His blue eyes sparkle; his skin has the warm tones of a man that spends a lot of time outdoors. When he speaks, his whole face lights up. Sitting in a restaurant he’s run successfully for 30 years, he is dressed in white linen drawstring trousers and an Aladdin Sane-era David Bowie tee, worn to perfect softness. He looks like a man who was brought up dining at Sean’s.

 

 

The restaurant is a sort of community hub where regulars (and now their kids) order from the blackboard menu hanging off the wall, offering three entrees, three mains, two desserts and a cheese. The carte tends to stay within the confines of wholesome, nurturing dishes, served in a snug, slightly chaotic dining room where it’s hard to hear once it’s full of diners, hard to see once the sun goes down and, when a big enough storm blows through, occasionally floods. Directly across the road from the north end of Bondi Beach, the views are devastating. At the right time of day, the sun catches on the lips of the breakers, creating a soporific effect when combined with a long-lunch-amount-of-wine and a very good roast chicken.

Striped linen tablecloths are protected by sheets of brown paper. The chairs are mismatched rattan and bentwood. Musk-stick-pink paint in the little waiting area/private dining room off to the side has been sanded and buffed back until it looks as worn as the old salts doing chin-ups in their Speedos across the road. Pegboard walls are covered in a revolving art collection. Whatever’s not hanging in the restaurant is displayed in Moran’s apartment upstairs, or in his other home on the Northern Rivers.

It’s coast-core to the hilt.

When Sean’s opened back in 1993 as Sean’s Panaroma, they were operating on extremely slim margins. “It used to be

just scraped-back walls and old metal seamstress chairs that people whinged about,” says Moran. “It was really quite brutal. I couldn’t afford a coolroom and we just had a few bench fridges. It was very bare bones to set up, but I wouldn’t change it. It’s just been a nice process to grow into, rather than feel like you’ve totally got everything you want. It was what we could afford, at our pace and in our way, which I love.”

 

It’s developed a certain patina with age. A place of beauty, expression and joy. And so, so many shells. Moran’s been collecting them for years, using discarded scallop and mussel shells to decorate walls, make lampshades, borders for the menu and skirting board liners. There’s even a mussel shell whale on the ceiling, painted to resemble the sky on a perfect Bondi afternoon, the humpback gently gliding through the cumulostratus.

The whole place exudes a feeling of approachability that’s still impossible to nail in a home setting.

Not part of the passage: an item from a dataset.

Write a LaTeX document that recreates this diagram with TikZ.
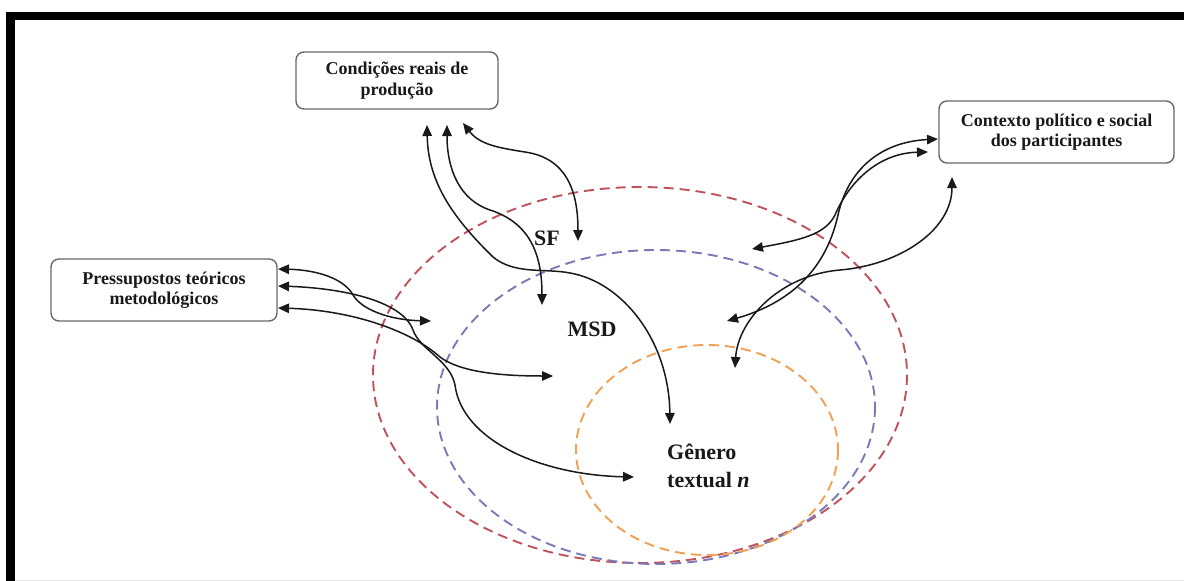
\documentclass[tikz,border=0pt]{standalone}
\usepackage{fontspec}
\setmainfont{Liberation Serif}
\usetikzlibrary{arrows.meta}
\definecolor{ellred}{RGB}{192,82,92}
\definecolor{ellblue}{RGB}{122,122,184}
\definecolor{ellorange}{RGB}{242,160,84}
\definecolor{boxline}{RGB}{105,105,105}
\definecolor{txt}{RGB}{25,25,25}
\begin{document}
\begin{tikzpicture}[x=1pt,y=-1pt,
  box/.style={draw=boxline, line width=1.4pt, rounded corners=8pt, fill=white,
    align=center, inner sep=0pt, text=txt,
    font=\fontsize{18}{20.5}\selectfont\bfseries},
  lbl/.style={text=txt, inner sep=0pt, font=\fontsize{22}{28}\selectfont\bfseries},
  ring/.style={line width=1.9pt, dash pattern=on 10pt off 6pt},
  conn/.style={{Triangle[length=11pt,width=9.5pt]}-{Triangle[length=11pt,width=9.5pt]},
    line width=1.5pt, black!90}]
\useasboundingbox (0,0) rectangle (1184,581);
\fill[white] (0,0) rectangle (1184,581);
% frame
\draw[line width=8.5pt] (10.5,590) -- (10.5,16) -- (1190,16);
\draw[black!10, line width=1pt] (15,580) -- (1184,580);
% ellipses
\draw[ring, ellred] (640,375) ellipse [x radius=267, y radius=188];
\draw[ring, ellblue] (656,407) ellipse [x radius=219, y radius=157];
\draw[ring, ellorange] (707,450) ellipse [x radius=131, y radius=105];
% boxes
\node[box, minimum width=202pt, minimum height=57pt] (cond) at (397,80.5) {Condições reais de\\produção};
\node[box, minimum width=226pt, minimum height=62pt] (press) at (164,290) {Pressupostos teóricos\\metodológicos};
\node[box, minimum width=235pt, minimum height=62pt] (ctx) at (1056.5,132) {Contexto político e social\\dos participantes};
% labels
\node[lbl] (sf) at (547,238) {SF};
\node[lbl] (msd) at (592,329) {MSD};
\node[lbl, align=left, anchor=west] (gen) at (667,466) {Gênero\\textual \textit{n}};
% connector end points
\coordinate (c1) at (427,125);
\coordinate (c2) at (447,125);
\coordinate (c3) at (463,123);
\coordinate (p1) at (278,269);
\coordinate (p2) at (278,286);
\coordinate (p3) at (278,308);
\coordinate (x1) at (938,139);
\coordinate (x2) at (928,152);
\coordinate (x3) at (952,177);
\coordinate (tsf) at (578,241);
\coordinate (tmsd) at (542,305);
\coordinate (tgen) at (670,424);
\coordinate (tp1) at (431,321);
\coordinate (tp2) at (634,477);
\coordinate (tp3) at (553,376);
\coordinate (tx1) at (727,321);
\coordinate (tx2) at (752,249);
\coordinate (tx3) at (735,368);
% connectors: Condicoes
\draw[conn] (c1) .. controls (428,180) and (450,215) .. (493,257)
  .. controls (515,275) and (545,268) .. (570,273)
  .. controls (622,282) and (669,340) .. (tgen);
\draw[conn] (c2) .. controls (447,170) and (460,200) .. (490,210)
  .. controls (527,222) and (542,250) .. (tmsd);
\draw[conn] (c3) .. controls (480,145) and (500,148) .. (525,152)
  .. controls (566,158) and (578,190) .. (tsf);
% connectors: Pressupostos
\draw[conn] (p1) .. controls (320,270) and (345,280) .. (353,295)
  .. controls (362,310) and (390,320) .. (tp1);
\draw[conn] (p2) .. controls (340,288) and (402,300) .. (413,330)
  .. controls (420,350) and (450,360) .. (455,385)
  .. controls (462,440) and (540,475) .. (tp2);
\draw[conn] (p3) .. controls (350,310) and (410,330) .. (440,357)
  .. controls (460,372) and (500,376) .. (tp3);
% connectors: Contexto
\draw[conn] (x1) .. controls (880,142) and (848,170) .. (838,215)
  .. controls (828,260) and (800,300) .. (tx1);
\draw[conn] (x2) .. controls (880,153) and (850,180) .. (835,215)
  .. controls (825,235) and (800,240) .. (tx2);
\draw[conn] (x3) .. controls (952,230) and (900,265) .. (840,270)
  .. controls (780,275) and (738,320) .. (tx3);
\end{tikzpicture}
\end{document}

Much like his cooking, it takes decades of experience to create that kind of simplicity. “I put a lot of myself into the space,” says Moran. “It’s not a ‘design’ space. It’s taken years to get those layers and to build that feeling. I love that it’s just an extension of me and sometimes I’m down here in my slippers and in my pyjamas, you know?” Out the back, there’s an Aladdin’s Cave of flavoured oils, preserves, herbs and dehydrated bits and pieces. Half of The Good Cook series sits in a pile on a bookshelf next to Frank Camorra’s Movida book, The Ethical Omnivore and a sun-faded copy of Stephanie Alexander’s The Cook’s Companion.

 

 

It’d be easy to assume that a venue like this comes bankrolled by a comfortable upbringing. A childhood shelling fresh peas on his grandmother’s lap while the ricotta gently simmered and a strung-and-trussed chicken roasted on the open hearth, say. Probably because that’s exactly the sort of food you see in the restaurant. His cooking, cosy and comforting, relatable and breezy but beautifully elevated, comes rooted in another place. It’s a reaction to his upbringing, not a reflection.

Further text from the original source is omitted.